So extremism side in terms of politics is easy to Identify... If someone has a set of ideologies where anything that is even slightly different, introducing nuance, is "the enemy" then you are dealing with someone on the extreme end.
If you are on the left and see centrists as evil as the right, and even the moderate left as evil, then you are probably an extremist.
Basically you just need to look at how well defined the walls of the silo is.
So yea extremism is easy to identify... now right vs left I think that is harder because you can be right and left in different categories its not an all or nothing thing.
For example communists, socialists.anarchists, progressives. are all generally agreed to as "left" though having quite a bit of ideological difference. Generally I'd say the common denominator of the left vs right is the left focuses on ensuring individuals power is mitigated (to some extent) and that the power and resources need to be spread out and not allow the natural processes of of concentration of power in a small group of individuals.
Therefore common themes among the left are redistreibution of power and wealth and/or the prevention of centralized power (as is the case of anarchism, which even sees the government as bad).
the right on the other hand seems to see a strong centralized power as ok, so long as it comes about through natural power-dynamics. Generally prefering free-markets and seeing accumlated power in a central place as both natural and good.

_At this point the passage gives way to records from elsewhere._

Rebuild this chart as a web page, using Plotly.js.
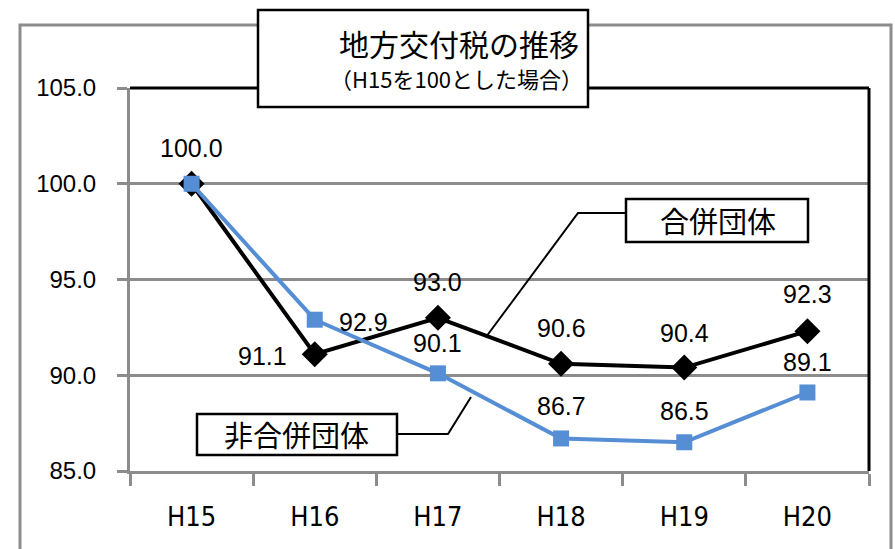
<!DOCTYPE html>
<html>
<head>
<meta charset="utf-8">
<script src="https://cdn.plot.ly/plotly-3.0.1.min.js"></script>
<style>html,body{margin:0;padding:0;background:#fff;}#chart{width:895px;height:549px;}</style>
</head>
<body>
<div id="chart"></div>
<script>
var categories = ["H15", "H16", "H17", "H18", "H19", "H20"];
var mergedValues = [100.0, 91.1, 93.0, 90.6, 90.4, 92.3];
var nonMergedValues = [100.0, 92.9, 90.1, 86.7, 86.5, 89.1];
var yTickValues = [85, 90, 95, 100, 105];
var mergedName = "合併団体";
var nonMergedName = "非合併団体";
var titleMain = "地方交付税の推移";
var titleSub = "（H15を100とした場合）";

// label offsets (pixels) for the data labels
var mergedLabelDx = [0, -52, 0, 0, 0, 0];
var mergedLabelDy = [36, -2, 36, 36, 35, 37];
var nonMergedLabelDx = [0, 49, 0, 0, 0, 0];
var nonMergedLabelDy = [0, -2, 30, 32, 31, 30];
var nonMergedLabelShow = [false, true, true, true, true, true];

var L = 130, R = 26, T = 88, B = 78, W = 895, H = 549;
var pw = W - L - R, ph = H - T - B;
function px(x) { return (x - L) / pw; }
function py(y) { return 1 - (y - T) / ph; }

var labelFont = {family: "Liberation Sans, Arial, sans-serif", size: 25, color: "#000"};
var cjk = "Noto Sans CJK JP, sans-serif";

var traces = [
  {
    x: categories, y: mergedValues, name: mergedName, type: "scatter",
    mode: "lines+markers",
    line: {color: "#000000", width: 4},
    marker: {symbol: "diamond", size: 20, color: "#000000"},
    cliponaxis: false,
    hoverinfo: "skip"
  },
  {
    x: categories, y: nonMergedValues, name: nonMergedName, type: "scatter",
    mode: "lines+markers",
    line: {color: "#558ED5", width: 4},
    marker: {symbol: "square", size: 16, color: "#558ED5"},
    cliponaxis: false,
    hoverinfo: "skip"
  }
];

var shapes = [
  {type: "rect", xref: "paper", yref: "paper", x0: px(20), x1: px(891), y0: py(560), y1: py(25),
   line: {color: "#8c8c8c", width: 3}, layer: "below"},
  {type: "line", xref: "paper", yref: "paper", x0: 0, x1: 1, y0: 1, y1: 1, line: {color: "#000", width: 3}},
  {type: "line", xref: "paper", yref: "paper", x0: 1, x1: 1, y0: 0, y1: 1, line: {color: "#000", width: 3}},
  {type: "rect", xref: "paper", yref: "paper", x0: px(258), x1: px(588), y0: py(107), y1: py(10),
   line: {color: "#000", width: 2.5}, fillcolor: "#fff"},
  {type: "rect", xref: "paper", yref: "paper", x0: px(626), x1: px(808), y0: py(242), y1: py(199),
   line: {color: "#000", width: 2.5}, fillcolor: "#fff"},
  {type: "rect", xref: "paper", yref: "paper", x0: px(197), x1: px(397), y0: py(455), y1: py(414),
   line: {color: "#000", width: 2.5}, fillcolor: "#fff"},
  {type: "path", xref: "paper", yref: "paper",
   path: "M " + px(626) + " " + py(213) + " L " + px(578) + " " + py(213) + " L " + px(486) + " " + py(337),
   line: {color: "#000", width: 2}},
  {type: "path", xref: "paper", yref: "paper",
   path: "M " + px(397) + " " + py(434) + " L " + px(448) + " " + py(434) + " L " + px(471) + " " + py(397),
   line: {color: "#000", width: 2}}
];

var annotations = [
  {xref: "paper", yref: "paper", x: px(459), y: py(43), text: titleMain, showarrow: false,
   font: {family: cjk, size: 30, color: "#000"}, xanchor: "center", yanchor: "middle"},
  {xref: "paper", yref: "paper", x: px(456), y: py(78), text: titleSub, showarrow: false,
   font: {family: cjk, size: 22, color: "#000"}, xanchor: "center", yanchor: "middle"},
  {xref: "paper", yref: "paper", x: px(718), y: py(220), text: mergedName, showarrow: false,
   font: {family: cjk, size: 29, color: "#000"}, xanchor: "center", yanchor: "middle"},
  {xref: "paper", yref: "paper", x: px(296), y: py(434), text: nonMergedName, showarrow: false,
   font: {family: cjk, size: 29, color: "#000"}, xanchor: "center", yanchor: "middle"}
];

categories.forEach(function (c, i) {
  annotations.push({x: c, y: mergedValues[i], xref: "x", yref: "y", text: mergedValues[i].toFixed(1),
    showarrow: false, xanchor: "center", yanchor: "middle",
    xshift: mergedLabelDx[i], yshift: mergedLabelDy[i], font: labelFont});
  if (nonMergedLabelShow[i]) {
    annotations.push({x: c, y: nonMergedValues[i], xref: "x", yref: "y", text: nonMergedValues[i].toFixed(1),
      showarrow: false, xanchor: "center", yanchor: "middle",
      xshift: nonMergedLabelDx[i], yshift: nonMergedLabelDy[i], font: labelFont});
  }
});

var layout = {
  width: W, height: H,
  margin: {l: L, r: R, t: T, b: B, pad: 0},
  paper_bgcolor: "#fff", plot_bgcolor: "#fff",
  showlegend: false,
  xaxis: {
    type: "category", range: [-0.5, 5.5], fixedrange: true,
    showgrid: false, zeroline: false,
    showline: true, linecolor: "#8c8c8c", linewidth: 3,
    ticks: "outside", tickson: "boundaries", ticklen: 12, tickwidth: 3, tickcolor: "#8c8c8c",
    ticklabelstandoff: 20,
    tickfont: {family: "Liberation Sans Narrow, Arial Narrow, DejaVu Sans Condensed, sans-serif", size: 27, color: "#000"}
  },
  yaxis: {
    range: [85, 105], fixedrange: true,
    tickmode: "array", tickvals: yTickValues,
    ticktext: yTickValues.map(function (v) { return v.toFixed(1); }),
    showgrid: true, gridcolor: "#8c8c8c", gridwidth: 3, zeroline: false,
    showline: true, linecolor: "#8c8c8c", linewidth: 3,
    ticks: "outside", ticklen: 10, tickwidth: 3, tickcolor: "#8c8c8c",
    ticklabelstandoff: 16,
    tickfont: {family: "Liberation Sans, Arial, sans-serif", size: 24, color: "#000"}
  },
  shapes: shapes,
  annotations: annotations
};

Plotly.newPlot("chart", traces, layout, {displayModeBar: false, staticPlot: true});
</script>
</body>
</html>
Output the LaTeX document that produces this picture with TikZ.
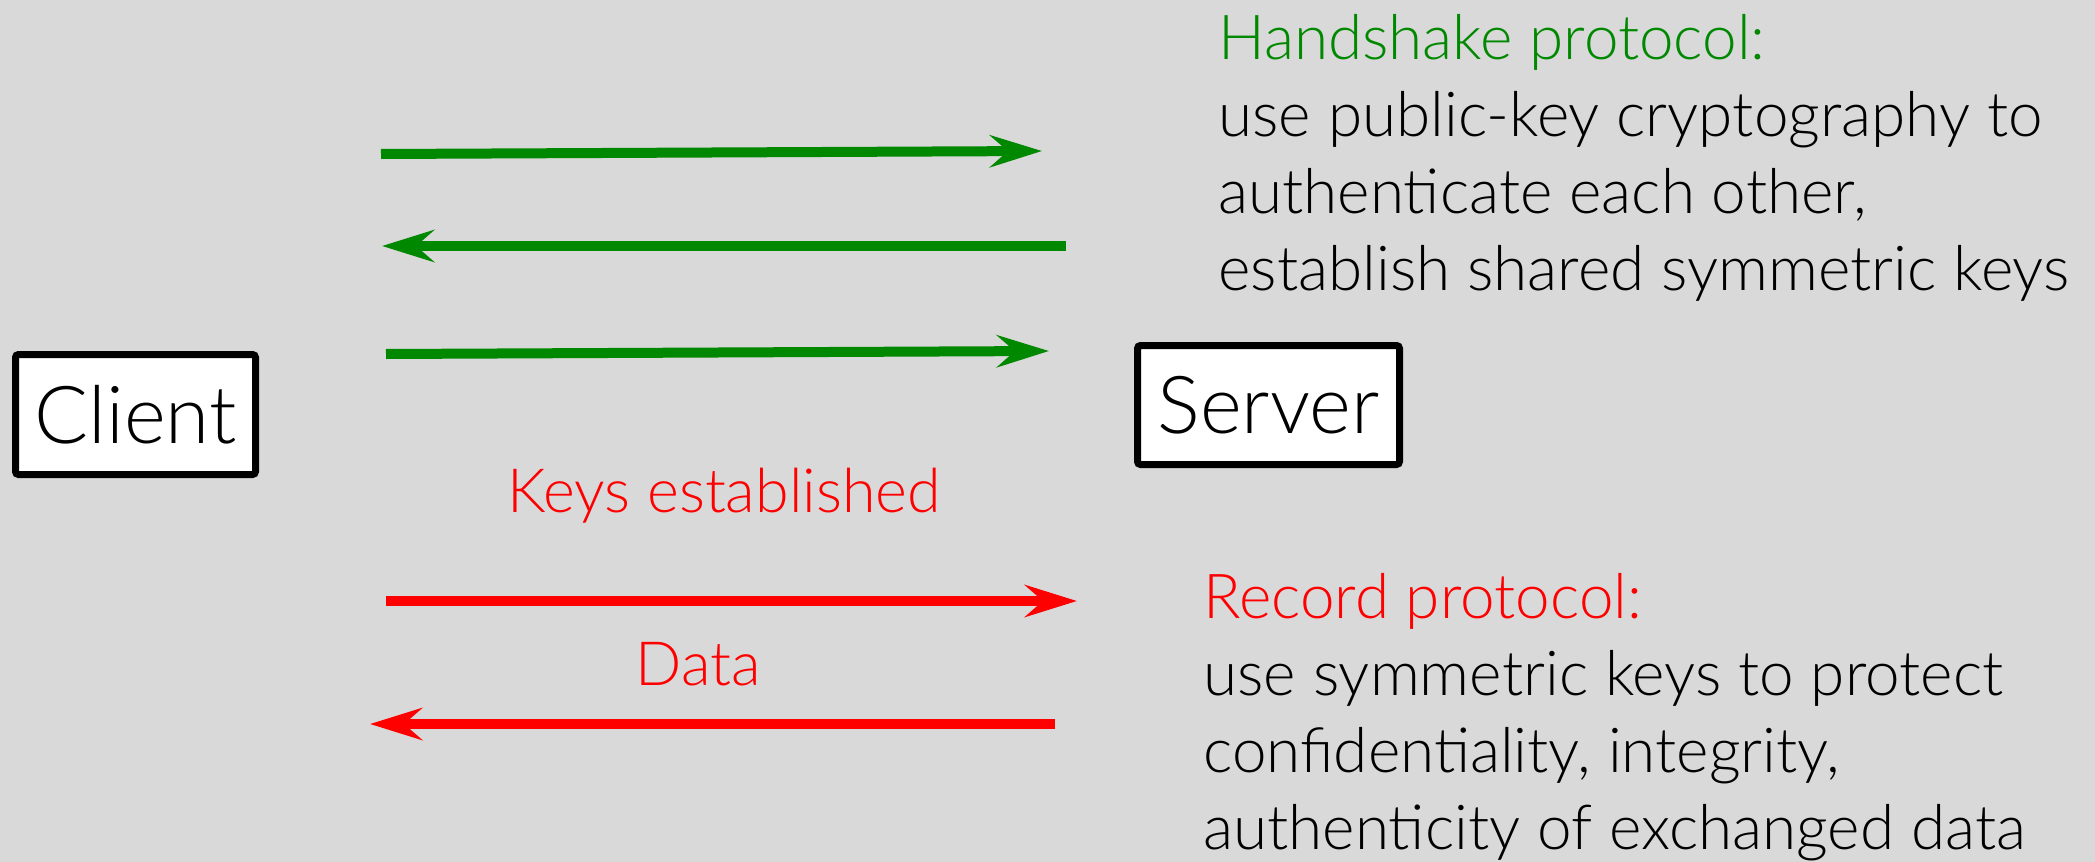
\documentclass[tikz,border=0pt]{standalone}
\usepackage{fontspec}
\setmainfont{Lato Light}
\usetikzlibrary{arrows.meta}
\definecolor{bggray}{RGB}{217,217,217}
\definecolor{hsgreen}{RGB}{0,136,0}
\definecolor{recred}{RGB}{255,0,0}
\tikzset{
  party/.style={draw=black, line width=3.5pt, fill=white, rounded corners=1.5pt,
    inner sep=0pt, font=\fontsize{40}{48}\selectfont},
  hsarrow/.style={draw=hsgreen, line width=5pt, -{Stealth[length=26pt,width=16pt,inset=9pt]}},
  recarrow/.style={draw=recred, line width=5pt, -{Stealth[length=26pt,width=16pt,inset=9pt]}},
  desc/.style={align=left, inner sep=0pt, anchor=base west, font=\fontsize{31}{38.4}\selectfont},
  label/.style={inner sep=0pt, anchor=base, text=recred, font=\fontsize{30.5}{36}\selectfont},
}
\begin{document}
\begin{tikzpicture}[x=0.5pt, y=-0.5pt]
	\useasboundingbox[fill=bggray] (0,0) rectangle (2095,862);
	% client and server
	\node[party, minimum width=120pt, minimum height=60pt] (client) at (135.5,414.5) {Client};
	\node[party, minimum width=131pt, minimum height=59.5pt] (server) at (1268.5,405) {Server};
	% handshake messages
	\coordinate (h1a) at (381,154);  \coordinate (h1b) at (1042,151);
	\coordinate (h2a) at (1066,246); \coordinate (h2b) at (382,246);
	\coordinate (h3a) at (386,354);  \coordinate (h3b) at (1049,351);
	\draw[hsarrow] (h1a) -- (h1b);
	\draw[hsarrow] (h2a) -- (h2b);
	\draw[hsarrow] (h3a) -- (h3b);
	% record messages
	\node[label] (keys) at (724,512) {Keys established};
	\coordinate (r1a) at (386,601);  \coordinate (r1b) at (1077,601);
	\draw[recarrow] (r1a) -- (r1b);
	\node[label] (data) at (698,685) {Data};
	\coordinate (r2a) at (1055,724); \coordinate (r2b) at (370,724);
	\draw[recarrow] (r2a) -- (r2b);
	% explanations (anchored on their last line)
	\node[desc] (hstext) at (1218,290) {\textcolor{hsgreen}{Handshake protocol:}\\
		use public-key cryptography to\\
		authenticate each other,\\
		establish shared symmetric keys};
	\node[desc] (rectext) at (1203,849) {\textcolor{recred}{Record protocol:}\\
		use symmetric keys to protect\\
		confidentiality, integrity,\\
		authenticity of exchanged data};
\end{tikzpicture}
\end{document}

>deregulation and lower taxes
Im not sure thats really saying anything different. Deregulation is a way of basically saying "We wont try to manipulate who has power and who doesnt, we will let natural processes define that and if power accumulates in a central place, so be it"...
Taxes are a bit more nuanced, generally a progressive tax structure where the rich are more taxed than the poor/middle class is about wealth redistribution. Therefore lower taxes, particularly when we talk about taxes closer to being flat, then that too is about "let power distribute where it naturally will".
Well no, it may mean that... the right isnt limited to republicans.. different groups ont he right manifest the principles in different ways. Right-libertarians generally dont want any power to be centralized in the state but are ok if natrual processes cause centralization of power among people (in other words they are ok with monopolies forming in an unregulated market), republicans are generally ok with some level of governance.
@freemo @admitsWrongIfProven Oh I assumed "centralized power" meant centralized into the hands of the state. I see your point.